Moments after the final vote, Emanuel warned aldermen from the rostrum that it was only “the beginning” and that “hard decisions” await. Police and fire contracts expire June 30.

“We have to deal with peoples’ pensions. We have to deal with … the costs hidden within our labor contracts …. burdening our taxpayers,” he said.

At a news conference later, Emanuel argued that the 50-to-0 vote, “strengthens the city’s future — not mine” when it comes to confronting those mega-problems.

“As we tackle the tough issues of pension reform and labor contracts, we are all strengthened to deal with that because those, too, will be difficult. And I expect to work with the aldermen as we work through those issues,” he said.

“But, having gone through this process and coming to this result, we are more united in tackling the other issues that have their own political meanings and their own financial meanings.”

Finance Committee Chairman Edward M. Burke (14th) won a bet with Emanuel that Wednesday’s vote would be unanimous. Burke agreed that the shutout sends a powerful message to rating agencies, investors, the business community and the “labor movement.”
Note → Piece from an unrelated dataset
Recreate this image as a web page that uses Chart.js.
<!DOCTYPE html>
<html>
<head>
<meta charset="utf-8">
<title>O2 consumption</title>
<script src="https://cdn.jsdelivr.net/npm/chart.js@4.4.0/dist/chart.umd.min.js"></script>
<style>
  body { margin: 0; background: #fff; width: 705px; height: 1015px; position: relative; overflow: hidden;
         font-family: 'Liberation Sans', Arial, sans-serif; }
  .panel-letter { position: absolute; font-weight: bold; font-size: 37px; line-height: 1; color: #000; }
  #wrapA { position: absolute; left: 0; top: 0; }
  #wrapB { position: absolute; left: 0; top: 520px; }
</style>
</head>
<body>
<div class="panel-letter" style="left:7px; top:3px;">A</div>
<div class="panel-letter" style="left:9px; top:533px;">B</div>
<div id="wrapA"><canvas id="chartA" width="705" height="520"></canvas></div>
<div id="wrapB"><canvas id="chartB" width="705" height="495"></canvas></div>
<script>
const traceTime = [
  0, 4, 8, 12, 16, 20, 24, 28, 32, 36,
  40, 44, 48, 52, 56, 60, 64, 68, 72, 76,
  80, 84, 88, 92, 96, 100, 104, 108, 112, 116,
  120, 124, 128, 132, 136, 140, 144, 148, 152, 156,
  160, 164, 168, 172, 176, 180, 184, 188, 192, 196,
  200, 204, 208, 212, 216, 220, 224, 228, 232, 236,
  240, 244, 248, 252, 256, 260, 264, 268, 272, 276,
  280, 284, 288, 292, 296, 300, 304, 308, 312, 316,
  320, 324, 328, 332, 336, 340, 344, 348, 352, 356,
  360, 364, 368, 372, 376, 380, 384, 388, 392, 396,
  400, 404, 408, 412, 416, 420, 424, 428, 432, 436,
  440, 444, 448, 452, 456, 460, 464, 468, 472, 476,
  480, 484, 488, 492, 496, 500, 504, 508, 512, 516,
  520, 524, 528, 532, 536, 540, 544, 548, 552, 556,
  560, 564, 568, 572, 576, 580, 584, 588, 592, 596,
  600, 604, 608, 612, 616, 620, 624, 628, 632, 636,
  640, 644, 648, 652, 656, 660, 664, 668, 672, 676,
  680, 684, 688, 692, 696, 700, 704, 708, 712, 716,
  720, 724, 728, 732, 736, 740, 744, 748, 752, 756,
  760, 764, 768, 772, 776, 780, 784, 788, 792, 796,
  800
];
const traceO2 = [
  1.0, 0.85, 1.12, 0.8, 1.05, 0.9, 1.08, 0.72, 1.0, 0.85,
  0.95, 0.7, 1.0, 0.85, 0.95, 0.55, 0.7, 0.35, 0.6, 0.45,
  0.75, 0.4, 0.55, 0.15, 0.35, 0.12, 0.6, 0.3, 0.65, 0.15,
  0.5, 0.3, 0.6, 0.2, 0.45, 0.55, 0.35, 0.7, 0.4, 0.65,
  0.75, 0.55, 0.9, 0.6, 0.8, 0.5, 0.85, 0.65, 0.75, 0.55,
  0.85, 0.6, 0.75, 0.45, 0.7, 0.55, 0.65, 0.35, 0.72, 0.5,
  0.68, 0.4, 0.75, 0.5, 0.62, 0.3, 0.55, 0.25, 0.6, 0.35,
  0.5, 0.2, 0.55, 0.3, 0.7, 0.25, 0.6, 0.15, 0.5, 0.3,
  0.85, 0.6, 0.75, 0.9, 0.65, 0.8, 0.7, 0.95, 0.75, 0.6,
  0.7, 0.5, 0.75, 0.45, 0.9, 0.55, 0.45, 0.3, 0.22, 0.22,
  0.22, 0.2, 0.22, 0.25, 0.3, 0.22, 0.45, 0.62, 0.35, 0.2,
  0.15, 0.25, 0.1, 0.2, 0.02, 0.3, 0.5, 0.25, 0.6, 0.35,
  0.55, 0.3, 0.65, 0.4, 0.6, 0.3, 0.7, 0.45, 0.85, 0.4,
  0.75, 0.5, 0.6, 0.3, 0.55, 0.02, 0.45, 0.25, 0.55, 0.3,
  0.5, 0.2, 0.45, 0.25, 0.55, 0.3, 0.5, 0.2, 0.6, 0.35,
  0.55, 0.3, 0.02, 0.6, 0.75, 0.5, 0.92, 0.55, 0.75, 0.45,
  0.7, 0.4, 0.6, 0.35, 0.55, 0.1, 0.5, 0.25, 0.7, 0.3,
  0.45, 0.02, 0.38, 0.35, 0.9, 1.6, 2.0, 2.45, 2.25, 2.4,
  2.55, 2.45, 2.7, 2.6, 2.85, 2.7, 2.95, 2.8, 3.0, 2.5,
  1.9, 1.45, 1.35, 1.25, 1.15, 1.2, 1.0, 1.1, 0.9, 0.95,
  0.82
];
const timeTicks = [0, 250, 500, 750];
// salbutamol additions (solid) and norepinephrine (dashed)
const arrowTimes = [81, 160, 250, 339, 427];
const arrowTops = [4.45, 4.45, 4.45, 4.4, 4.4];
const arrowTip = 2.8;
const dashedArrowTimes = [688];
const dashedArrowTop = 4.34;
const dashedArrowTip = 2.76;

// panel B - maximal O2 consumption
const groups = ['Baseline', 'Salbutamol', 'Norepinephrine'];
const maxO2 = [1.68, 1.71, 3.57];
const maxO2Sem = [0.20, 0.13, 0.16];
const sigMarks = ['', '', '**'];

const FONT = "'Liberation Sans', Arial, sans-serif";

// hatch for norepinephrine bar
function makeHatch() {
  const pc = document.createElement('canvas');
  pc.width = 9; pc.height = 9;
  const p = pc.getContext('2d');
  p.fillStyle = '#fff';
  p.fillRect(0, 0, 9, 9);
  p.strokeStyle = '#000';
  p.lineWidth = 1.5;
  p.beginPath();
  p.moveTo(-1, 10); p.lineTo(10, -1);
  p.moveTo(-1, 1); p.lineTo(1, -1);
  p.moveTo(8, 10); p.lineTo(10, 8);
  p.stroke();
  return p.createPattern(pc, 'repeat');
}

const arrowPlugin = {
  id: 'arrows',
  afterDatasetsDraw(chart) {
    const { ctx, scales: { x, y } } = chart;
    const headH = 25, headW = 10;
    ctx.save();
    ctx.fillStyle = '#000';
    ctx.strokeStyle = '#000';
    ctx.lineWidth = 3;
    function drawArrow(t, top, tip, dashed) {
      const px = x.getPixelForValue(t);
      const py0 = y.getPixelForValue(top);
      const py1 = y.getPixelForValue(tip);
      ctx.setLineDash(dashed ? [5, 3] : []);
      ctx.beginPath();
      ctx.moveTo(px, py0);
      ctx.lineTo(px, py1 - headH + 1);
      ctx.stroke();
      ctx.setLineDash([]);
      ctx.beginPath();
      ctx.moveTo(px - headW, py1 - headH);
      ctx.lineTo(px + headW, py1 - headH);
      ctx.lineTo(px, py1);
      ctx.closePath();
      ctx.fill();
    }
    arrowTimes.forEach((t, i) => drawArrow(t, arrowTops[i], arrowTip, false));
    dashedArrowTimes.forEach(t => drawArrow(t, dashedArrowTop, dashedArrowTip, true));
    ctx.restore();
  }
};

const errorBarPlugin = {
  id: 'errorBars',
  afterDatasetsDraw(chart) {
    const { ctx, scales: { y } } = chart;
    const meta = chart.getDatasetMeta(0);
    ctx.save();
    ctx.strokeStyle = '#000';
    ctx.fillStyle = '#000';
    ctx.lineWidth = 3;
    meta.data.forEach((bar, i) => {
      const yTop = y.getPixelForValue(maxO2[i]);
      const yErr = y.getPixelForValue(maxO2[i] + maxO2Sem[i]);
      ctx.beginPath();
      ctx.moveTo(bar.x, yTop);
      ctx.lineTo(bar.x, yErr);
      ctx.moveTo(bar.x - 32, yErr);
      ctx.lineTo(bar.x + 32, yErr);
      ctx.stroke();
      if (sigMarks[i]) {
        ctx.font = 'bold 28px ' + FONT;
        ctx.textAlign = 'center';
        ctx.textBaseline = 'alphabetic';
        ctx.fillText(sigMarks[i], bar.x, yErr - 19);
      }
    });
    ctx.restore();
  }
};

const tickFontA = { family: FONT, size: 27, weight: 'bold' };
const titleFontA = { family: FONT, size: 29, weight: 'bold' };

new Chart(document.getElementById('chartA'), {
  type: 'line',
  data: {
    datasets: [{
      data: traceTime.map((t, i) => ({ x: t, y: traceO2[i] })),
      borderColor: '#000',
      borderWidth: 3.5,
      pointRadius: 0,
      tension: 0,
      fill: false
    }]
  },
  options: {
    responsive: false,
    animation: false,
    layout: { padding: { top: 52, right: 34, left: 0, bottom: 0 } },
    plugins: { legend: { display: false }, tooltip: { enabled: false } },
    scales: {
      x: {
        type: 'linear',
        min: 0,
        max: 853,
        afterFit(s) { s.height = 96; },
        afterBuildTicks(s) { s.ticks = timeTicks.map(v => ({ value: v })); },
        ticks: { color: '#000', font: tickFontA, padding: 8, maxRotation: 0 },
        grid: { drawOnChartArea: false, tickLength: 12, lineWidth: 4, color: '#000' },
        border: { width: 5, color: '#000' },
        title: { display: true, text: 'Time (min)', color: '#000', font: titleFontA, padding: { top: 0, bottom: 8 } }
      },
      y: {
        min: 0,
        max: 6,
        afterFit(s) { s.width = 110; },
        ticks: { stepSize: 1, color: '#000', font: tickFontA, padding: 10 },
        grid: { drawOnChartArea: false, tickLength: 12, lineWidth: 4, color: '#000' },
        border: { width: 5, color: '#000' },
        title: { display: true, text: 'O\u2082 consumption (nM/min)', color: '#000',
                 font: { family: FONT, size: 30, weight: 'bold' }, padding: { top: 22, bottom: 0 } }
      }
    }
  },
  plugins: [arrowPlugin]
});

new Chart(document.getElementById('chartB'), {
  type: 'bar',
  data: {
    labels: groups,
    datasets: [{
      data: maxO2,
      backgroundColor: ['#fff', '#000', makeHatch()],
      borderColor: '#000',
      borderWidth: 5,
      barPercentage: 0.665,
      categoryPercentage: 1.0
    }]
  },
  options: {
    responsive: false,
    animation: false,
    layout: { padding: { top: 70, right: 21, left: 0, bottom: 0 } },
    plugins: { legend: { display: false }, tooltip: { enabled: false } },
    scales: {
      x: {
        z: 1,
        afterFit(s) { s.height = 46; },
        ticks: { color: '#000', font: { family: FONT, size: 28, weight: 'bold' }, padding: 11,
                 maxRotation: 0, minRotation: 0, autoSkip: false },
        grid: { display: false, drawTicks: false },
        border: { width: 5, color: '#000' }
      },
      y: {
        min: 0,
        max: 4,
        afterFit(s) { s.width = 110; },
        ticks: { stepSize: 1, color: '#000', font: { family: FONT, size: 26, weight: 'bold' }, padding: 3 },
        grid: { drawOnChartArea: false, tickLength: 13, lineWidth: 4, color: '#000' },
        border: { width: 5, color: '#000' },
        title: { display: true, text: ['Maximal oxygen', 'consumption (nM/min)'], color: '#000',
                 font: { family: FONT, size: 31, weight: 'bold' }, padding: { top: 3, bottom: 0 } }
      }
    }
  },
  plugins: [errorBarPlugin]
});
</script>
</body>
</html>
“Whenever you have … unanimous support of the mayor, it demonstrates … that the executive and legislative branches of government are united in moving the agenda of the city ahead,” he said.
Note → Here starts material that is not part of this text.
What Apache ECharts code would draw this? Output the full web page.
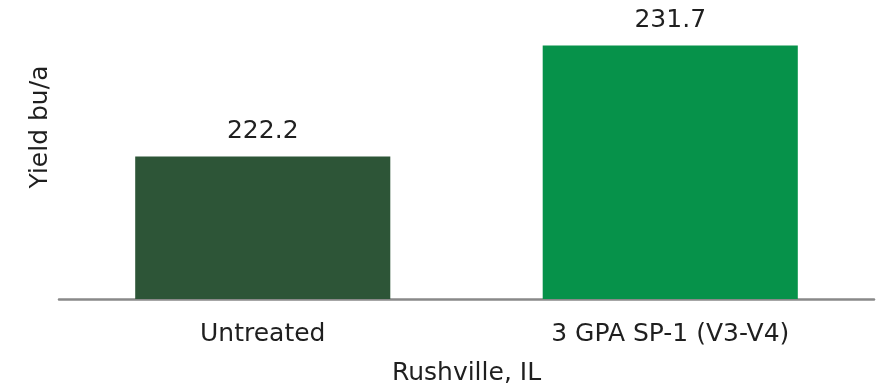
<!DOCTYPE html>
<html>
<head>
<meta charset="utf-8">
<script src="https://cdn.jsdelivr.net/npm/echarts@6/dist/echarts.min.js"></script>
<style>html,body{margin:0;padding:0;background:#fff;}#c{width:881px;height:391px;}</style>
</head>
<body>
<div id="c"></div>
<script>
const categories = ['Untreated', '3 GPA SP-1 (V3-V4)'];
const yields = [222.2, 231.7];
const barColors = ['#2D5537', '#06924A'];
const xTitle = 'Rushville, IL';
const yTitle = 'Yield bu/a';

const FONT = 'DejaVu Sans';
const FS = 25;
const TXT = '#1f1f1f';
const chart = echarts.init(document.getElementById('c'));
chart.setOption({
  animation: false,
  textStyle: { fontFamily: FONT },
  grid: { left: 59, right: 7, top: 7, bottom: 86 },
  xAxis: {
    type: 'category',
    data: categories,
    axisLine: { lineStyle: { color: '#898989', width: 2.5 } },
    axisTick: { show: false },
    axisLabel: { color: TXT, fontSize: FS, fontFamily: FONT, margin: 23 },
    name: xTitle,
    nameLocation: 'middle',
    nameGap: 62,
    nameTextStyle: { color: TXT, fontSize: FS, fontFamily: FONT }
  },
  yAxis: {
    type: 'value',
    min: 210,
    max: 235,
    show: false
  },
  graphic: [{
    type: 'text',
    x: 40, y: 127,
    rotation: Math.PI / 2,
    style: { text: yTitle, fill: TXT, font: FS + 'px "' + FONT + '"', align: 'center', verticalAlign: 'middle' }
  }],
  series: [{
    type: 'bar',
    barWidth: '62.6%',
    data: yields.map((v, i) => ({ value: v, itemStyle: { color: barColors[i] } })),
    label: { show: true, position: 'top', distance: 13, color: TXT, fontSize: FS, fontFamily: FONT, formatter: p => p.value.toFixed(1) }
  }]
});
</script>
</body>
</html>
Wednesday’s vote followed weeks of negotiations that tinkered at the margins, but let the big stuff slide.

Aldermen swallowed the mayor’s plan to more than double water and sewer rates over the next four years and lock in annual cost of living increases after that.

They went along with his plan to raise city stickers fees by $10 to $15, also followed by annual inflationary increases. They raised the city’s hotel tax, imposed a $2-a-weekday hike in parking taxes — billed as a congestion fee, even though it’s confined neither to rush periods nor congested downtown and River North areas — and hiked a laundry list of criminal, nuisance and parking fines.
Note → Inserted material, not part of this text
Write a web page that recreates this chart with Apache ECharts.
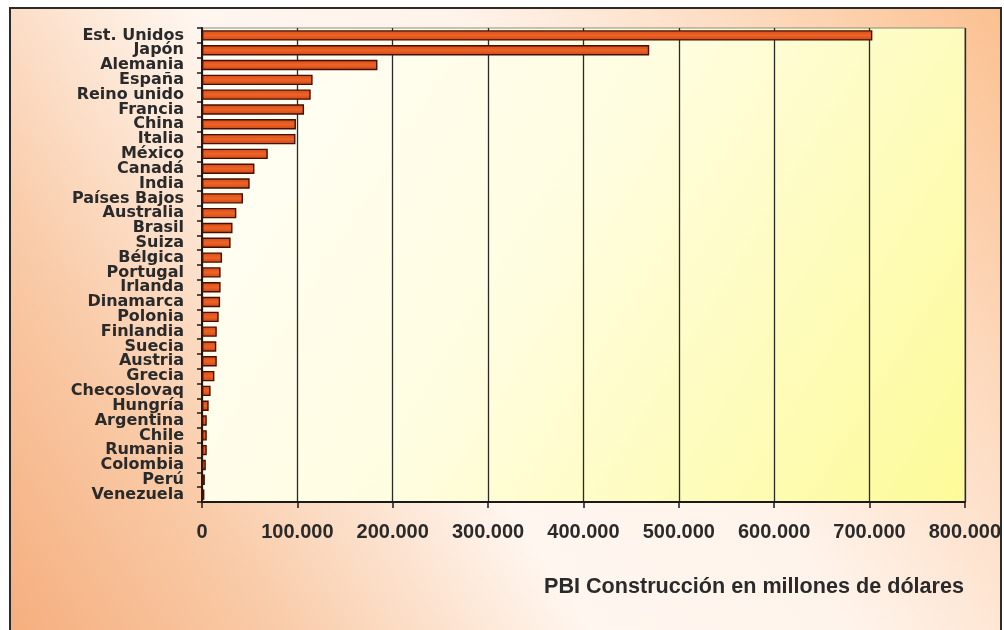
<!DOCTYPE html>
<html>
<head>
<meta charset="utf-8">
<script src="https://cdn.jsdelivr.net/npm/echarts@6/dist/echarts.min.js"></script>
<style>
html,body{margin:0;padding:0;background:#fff;}
#chart{width:1004px;height:630px;}
</style>
</head>
<body>
<div id="chart"></div>
<script>
const categories = ["Est. Unidos","Japón","Alemania","España","Reino unido","Francia","China","Italia","México","Canadá","India","Países Bajos","Australia","Brasil","Suiza","Bélgica","Portugal","Irlanda","Dinamarca","Polonia","Finlandia","Suecia","Austria","Grecia","Checoslovaq","Hungría","Argentina","Chile","Rumania","Colombia","Perú","Venezuela"];
const values = [703000,469000,184000,116000,114000,107000,98500,98000,69000,55000,50000,43000,36000,32000,30000,21000,19500,19500,19000,17500,15500,15000,15500,13000,9000,7000,5000,5000,5000,4000,3000,2500];
const xTicks = [0,100000,200000,300000,400000,500000,600000,700000,800000];
const axisTitle = "PBI Construcción en millones de dólares";

function fmt(v){ return String(v).replace(/\B(?=(\d{3})+(?!\d))/g, '.'); }

const chart = echarts.init(document.getElementById('chart'), null, {renderer:'canvas'});
chart.setOption({
  animation:false,
  backgroundColor:'transparent',
  graphic:[
    {type:'rect', z:-10, silent:true,
     shape:{x:10,y:8,width:991,height:640},
     style:{
       fill:{type:'linear',x:0,y:1,x2:1,y2:0,colorStops:[
         {offset:0,color:'#f5ad7c'},{offset:0.2,color:'#f9cba8'},{offset:0.42,color:'#fff6ef'},{offset:0.6,color:'#fff4ec'},{offset:0.8,color:'#fddcc2'},{offset:1,color:'#fbc090'}]},
       stroke:'#2e2a28', lineWidth:2}
    }
  ],
  title:{
    text:axisTitle, right:35, top:571,
    textStyle:{fontFamily:'Liberation Sans, Arial, sans-serif', fontWeight:'bold', fontSize:21.6, color:'#2a2a2a'}
  },
  grid:{
    left:202, right:38, top:28, bottom:128, containLabel:false, show:true,
    borderColor:'#8a8a7a', borderWidth:1,
    backgroundColor:{type:'linear',x:0,y:0,x2:1,y2:1,colorStops:[
      {offset:0,color:'#fffef9'},{offset:0.45,color:'#fffde0'},{offset:1,color:'#fdfb98'}]}
  },
  xAxis:{
    type:'value', min:0, max:800000, interval:100000,
    axisLine:{show:true, lineStyle:{color:'#1a1a1a', width:2}},
    axisTick:{show:true, length:6, lineStyle:{color:'#1a1a1a', width:1.5}},
    splitLine:{show:true, lineStyle:{color:'#2a2a2a', width:1.3}},
    axisLabel:{
      margin:20, fontFamily:'Liberation Sans, Arial, sans-serif', fontWeight:'bold', fontSize:20, color:'#2a2a2a',
      formatter:function(v){ return xTicks.indexOf(v) >= 0 ? fmt(v) : ''; }
    }
  },
  yAxis:{
    type:'category', data:categories, inverse:true,
    axisLine:{show:true, lineStyle:{color:'#1a1a1a', width:2}},
    axisTick:{show:true, length:5, lineStyle:{color:'#1a1a1a', width:1.5}},
    axisLabel:{
      margin:18, fontFamily:'DejaVu Sans, sans-serif', fontWeight:'bold', fontSize:16, color:'#2a2a2a',
      interval:0, lineHeight:15
    },
    splitLine:{show:false}
  },
  series:[{
    type:'bar', data:values, barCategoryGap:'30%',
    itemStyle:{
      color:{type:'linear',x:0,y:0,x2:0,y2:1,colorStops:[
        {offset:0,color:'#d24a18'},{offset:0.5,color:'#ee6426'},{offset:1,color:'#cc4616'}]},
      borderColor:'#451000', borderWidth:1.4
    }
  }]
});
</script>
</body>
</html>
Despite neighborhood concern about the perception of public safety, aldermen also signed off on the mayor’s plan to close the Wood, Prairie and Belmont district police stations, the first station closings in more than 50 years.

Ald. Will Burns (4th) said some of his constituents urged him to cast a protest vote against the Prairie station closing. But, four community meetings with police brass convinced him that the consolidation plan could work.

“I believe Supt. [Garry] McCarthy and your administration that our community will receive additional police officers and that 21st District officers familiar with our community will remain,” Burns said.

“On the South Side, there is a tradition to distrust what folks downtown will do with us. Promises made are not always promises kept. But, I believe you will keep those promises.”

The budget calls for: laying off 385 employees on Jan. 1 and 150 more in mid-year; reducing library hours when schools are in session; consolidating 12 mental health clinics into six and reducing the ranks of police and fire dispatchers in a way that could send 911 response times and employee burnout rates through the roof.

Two-thirds of the city $635.7 million shortfall will be erased through personnel reductions, departmental consolidations and other efficiencies. That’s a sharp contrast from the trick bag of one-time revenues that former Mayor Richard M. Daley used to avoid tax increases for the last two years.

“Obviously, as a child, you never learned the game kick the can because you are not doing it in this budget,” Rules Committee Chairman Richard Mell (33rd) told Emanuel.

Ald. Brendan Reilly (42nd), vice-chairman of the Budget Committee, called Emanuel’s first budget a stark contrast from Daley’s short-sighted approach.

“If it wasn’t tied down, what can we do to sell it? Throw [the proceeds] down the hole,” Reilly said.

“This is a different approach. Today is a day of reckoning.”